The decision to scrap the default retirement age reflects the growing need for Britons to continue working later, given that people are living longer and healthier lives. The average British male aged 65 today can expect to live past the age of 82, and the average 65 year-old female is expected to live even longer, until the age of 85. This is a full five years longer than elderly Britons lived in the 1970s. The retirement age, however, has failed to increase in commensurate fashion, and these lengthy retirements require substantial taxpayer support. In light of this problem, the spirit behind the decision to scrap the retirement age is encouraging, and the benefit it is hoped to bring to the strained public budget is welcome.

Yet there exists another side to the coin as well.
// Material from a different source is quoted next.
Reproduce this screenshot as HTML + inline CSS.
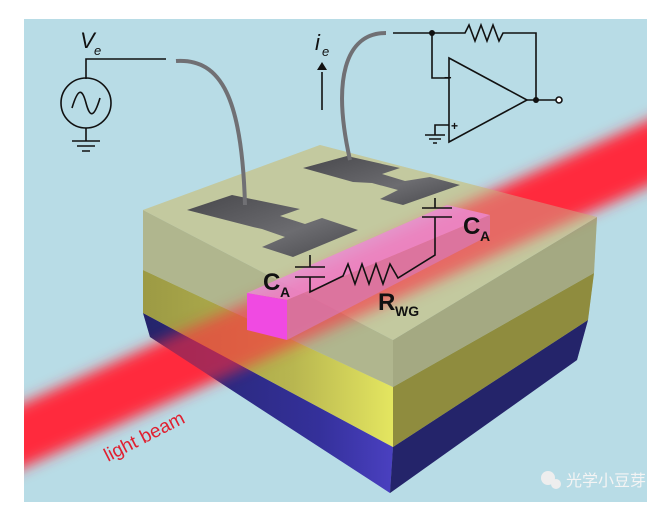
<!DOCTYPE html>
<html><head><style>
html,body{margin:0;padding:0;background:#fff}
svg{display:block}
text{font-family:"Liberation Sans",sans-serif}
</style></head><body>
<svg width="668" height="509" viewBox="0 0 668 509" xmlns="http://www.w3.org/2000/svg">
<defs>
<filter id="bl" x="-20%" y="-50%" width="140%" height="200%"><feGaussianBlur stdDeviation="7"/></filter>
<clipPath id="cp"><rect x="24" y="19" width="623" height="483"/></clipPath>
<linearGradient id="pad" x1="0" y1="0" x2="1" y2="1"><stop offset="0" stop-color="#48484c"/><stop offset="0.6" stop-color="#6c6c70"/><stop offset="1" stop-color="#48484c"/></linearGradient>
<linearGradient id="yl" x1="0" y1="0" x2="1" y2="0"><stop offset="0" stop-color="#9c9a44"/><stop offset="0.6" stop-color="#b8b650"/><stop offset="1" stop-color="#e4e660"/></linearGradient>
<linearGradient id="bb" x1="0" y1="0" x2="1" y2="0"><stop offset="0" stop-color="#24246a"/><stop offset="0.7" stop-color="#34309a"/><stop offset="1" stop-color="#4a40c0"/></linearGradient>
<g id="block">
<polygon points="143,313 393,447 390,493 150,337" fill="url(#bb)"/>
<polygon points="393,447 588,320 577,360 390,493" fill="#24246a"/>
<polygon points="143,270 393,387 393,447 143,313" fill="url(#yl)"/>
<polygon points="393,387 594,273 588,320 393,447" fill="#8f8c3e"/>
<polygon points="143,210 393,340 393,387 143,270" fill="#b0b68e"/>
<polygon points="393,340 597,217 594,273 393,387" fill="#a4a982"/>
<polygon points="143,210 320,145 597,217 393,340" fill="#c3c99f"/>
</g>
</defs>
<rect x="24" y="19" width="623" height="483" fill="#b8dce6"/>
<use href="#block"/>
<g clip-path="url(#cp)"><g filter="url(#bl)">
<polygon points="0,414 680,106 680,172 0,478" fill="#ff2c3c"/>
</g></g>
<g opacity="0.4"><use href="#block"/></g>
<polygon points="247,293 447,205 490,215 287,300" fill="#ec8ad6" opacity="0.8"/>
<polygon points="287,300 490,215 490,235 287,340" fill="#d67cc4" opacity="0.6"/>
<polygon points="247,293 287,300 287,340 247,330" fill="#f04ae2"/>
<polygon points="187,210 232,195 300,209 280,216 305,224 322,218 358,230 293,257 262,247 285,237 262,229 253,227" fill="url(#pad)"/>
<polygon points="303,168 347,156 400,168 382,174 405,181 430,177 460,185 403,205 380,199 398,190 372,183 353,182" fill="url(#pad)"/>
<path d="M176,61 C222,58 242,100 245,205" stroke="#707074" stroke-width="4" fill="none"/>
<path d="M386,33 C345,33 332,80 350,160" stroke="#707074" stroke-width="4" fill="none"/>
<g stroke="#111" stroke-width="1.6" fill="none">
<path d="M166,59 H86 V79"/>
<circle cx="86" cy="103" r="25"/>
<path d="M72,108 C78,88 82,88 86,103 C90,118 94,118 100,98"/>
<path d="M86,128 V141 M72,141 H100 M77,146 H95 M82,151 H90"/>
<path d="M393,33 H465 L469,25 L475,41 L481,25 L487,41 L493,25 L499,41 L503,33 H536 V100 M527,100 H556"/>
<path d="M432,33 V78 H449"/>
<polygon points="449,58 449,142 527,100"/>
<path d="M449,125 H435 V135 M425,135 H445 M429,139 H441 M433,143 H437"/>
<circle cx="559" cy="100" r="3" fill="#fff"/>
<path d="M322,110 V72"/>
<path d="M310,255 V267 M295,267 H325 M295,277 H325 M310,277 V292 L343,276 L348,264 L355,284 L362,264 L369,284 L376,264 L383,284 L390,264 L398,278 L435,255 V217 M422,217 H452 M422,208 H452 M435,208 V198"/>
</g>
<polygon points="317,70 322,62 327,70" fill="#111"/>
<circle cx="432" cy="33" r="3" fill="#111"/>
<circle cx="536" cy="100" r="3" fill="#111"/>
<text x="444" y="82" font-size="13" font-weight="bold" fill="#111">−</text>
<text x="451" y="130" font-size="12" font-weight="bold" fill="#111">+</text>
<text x="80" y="48" font-size="22" font-style="italic" fill="#111">V</text>
<text x="94" y="55" font-size="13" font-style="italic" fill="#111">e</text>
<text x="315" y="50" font-size="22" font-style="italic" fill="#111">i</text>
<text x="322" y="56" font-size="13" font-style="italic" fill="#111">e</text>
<text x="263" y="290" font-size="24" font-weight="bold" fill="#111">C</text>
<text x="280" y="297" font-size="14" font-weight="bold" fill="#111">A</text>
<text x="463" y="234" font-size="24" font-weight="bold" fill="#111">C</text>
<text x="480" y="241" font-size="14" font-weight="bold" fill="#111">A</text>
<text x="378" y="310" font-size="24" font-weight="bold" fill="#111">R</text>
<text x="395" y="316" font-size="14" font-weight="bold" fill="#111">WG</text>
<text x="0" y="0" font-size="19" fill="#e02030" transform="translate(108,462) rotate(-27)">light beam</text>
<circle cx="548" cy="478" r="7" fill="#eee"/><circle cx="556" cy="484" r="5" fill="#eee"/>
<text x="566" y="486" font-size="16" fill="#f4f4f4" font-family="Liberation Sans, Noto Sans CJK SC, sans-serif">光学小豆芽</text>
</svg>
</body></html>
The default retirement age allows for a certain degree of flexibility in that it permits employers and employees a chance to reevaluate the employment contract, and to terminate it if it is not beneficial to one party. The law does not force workers to retire, and is merely a mechanism that alleviates the burden of labor market regulations. When the changes go into effect, employers will be more constrained, and will be forced to undergo a costly firing process to eliminate redundant or underperforming elderly workers. The semblance of at-will employment that is permitted to exist under the current law will disappear.

Sixty-five is certainly an inappropriate retirement age for many Britons, but the law as it exists now encourages this. Yet instead of further regulating the market, the government could relax the regulatory requirements of firing a worker, whether they be elderly or young, which would, in turn, lessen the risk of hiring a new worker. The decision of when to retire could be made entirely by the individual, without any government interference that encourages sixty-five as the appropriate age. As we have discussed before, we could divorce retirement from the collection of state benefits altogether. In any case, the government’s changes are a welcome start to a much-needed national discussion of how to cope with Britain’s ongoing demographic shift.